Co-operative Bank brand perception sinks

Perception of the Co-operative Bank brand has plummeted since suggestions its mounting debts mean it might have to accept state aid.

Coop Bank

Ratings agency Moody’s downgraded the bank’s debt rating last week and suggested the Co-op might need “external support” from taxpayers after expressing doubts it can manage future losses.

The Co-operative Bank said in a statement in response that the sale of its life and general insurance business as well as positive perception of the Co-op brand will help pull it through.

However, YouGov BrandIndex rating scores show the brand’s Buzz score – a net balance of the positive and negative things people hear about a brand – has slumped to -60.2 (13 May), a 54 point drop from the -4.2 registered a week earlier (6 May) and an even steeper dip from the positive 12.2 enjoyed at the beginning of the month (1 May).
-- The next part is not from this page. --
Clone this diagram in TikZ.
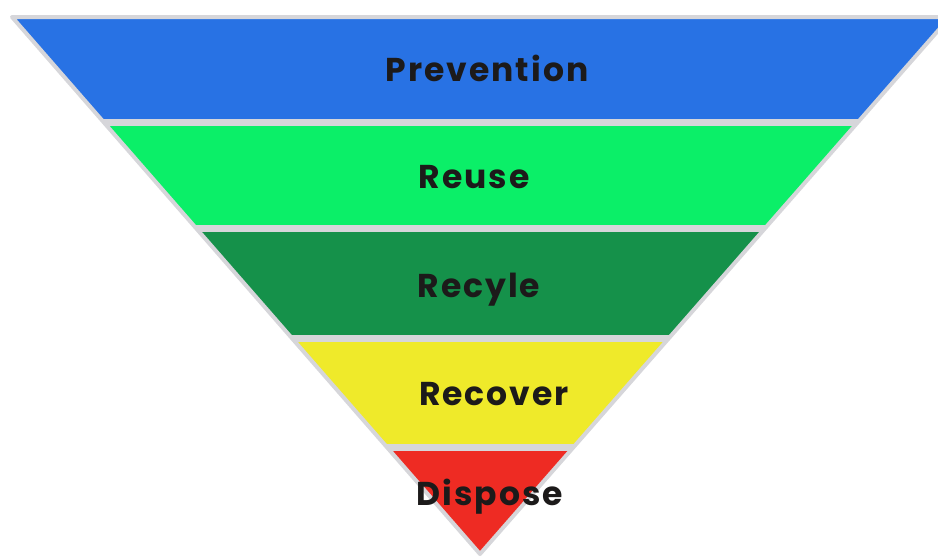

Its Index score – which takes into account how consumers rate the brand in terms of impression, quality, value, reputation, satisfaction and whether they would recommend it – fell to 32.4 from 56 a week earlier.

Despite the figures, a spokeswoman for the bank says it has seen “very limited customer reaction” to the Moody’s downgrade so far. She adds it will continue to engage with customers through “usual channels”.

The bank has been trying to reassure customers by tweeting customers that it is “business as usual” and encouraging them to call its service line with any further questions.


russell profile

The causes of the Co-operative Bank’s financial difficulties are not the same as those that would have finished off Northern Rock and RBS but for state aid but the potential consequences arguably are.

The suggestion the bank could require a bail-out could leave an indelible stain on the brand if not handled carefully.

The Co-op has had considerable success with its ethical and community focussed positioning, which has led to a lofty position in the affections of consumers, particularly since the 2008 financial crisis and scandals such as the LIBOR rate-rigging that have beset the sector.

Even if a taxpayer bailout is avoided and it is spared the images of customers anxiously queuing around the block to withdraw savings that killed Northern Rock, work is still needed.

Reassurance it is business as usual is, of course, necessary in the short-term. So is reaffirming its approach to banking, once its reported £1bn capital hole is filled.